InvestorQ : Why is it so important to rely on my own judgement in investing?
Riya Dwivedi made post

Why is it so important to rely on my own judgement in investing?

Shreya Karn answered.
3 years ago

While your broker has the best of insights into the equity market and the investment options, only you understand your unique risk and return. Your investment will eventually depend on your risk-return matrix and that is something only you will have to decipher. That is why it is best that you rely on the insights of the advisor but rely on your own judgement when it comes to investment decisions.

It is your own money at stake. When you are dealing with your money, the buck stops with you. Your advisor could be right or he could be wrong. The outcome is something you will have to face. When the buck stops with you it is best that you take the responsibility for the investment decision.
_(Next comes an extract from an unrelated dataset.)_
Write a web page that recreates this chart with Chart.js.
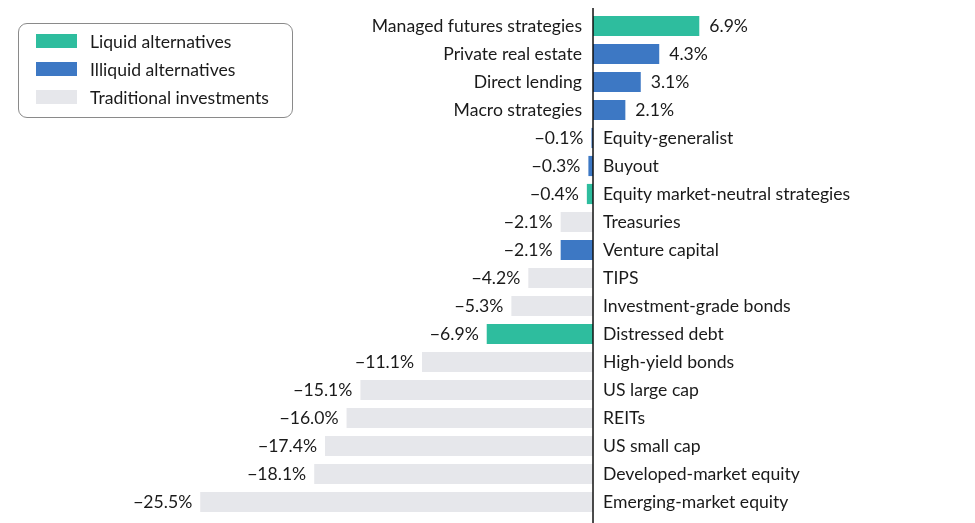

The advisor could have his own reasons for recommending a stock or a particular strategy. While your advisors are most likely to have your best interests at heart, you have taken the pragmatic approach and believe that only you are best poised to decide on your financial matrices. That is why you must restrict the role of advisors to giving inputs and take accountability for the final decision.

An advisor is not legally bound by his/her decisions but you are monetarily committed to the decision. There is a service agreement that you sign with your broker / advisor which absolves them from any accountability in the event something goes wrong. They are working on a best effort basis and you are expected to take the full responsibility for your investment decisions. In that case as well take the investments decisions too!

It compels you to take a more rigorous approach to investment analysis and investment decision-making. By outsourcing your decisions to your advisors, you may have lulled into a false sense of complacency. When you are taking the responsibility for your own decisions, you are actually working much harder for your money which will have a positive impact

In India, investments decisions are not just about returns and risk. They are also about your tax status, your future plans, your liquidity requirements etc. This is where the information asymmetry comes into play. Your advisor may not have the same extent of relevant information about you as you have. Hence it is always better to take the final call based on the inputs provided by the advisor.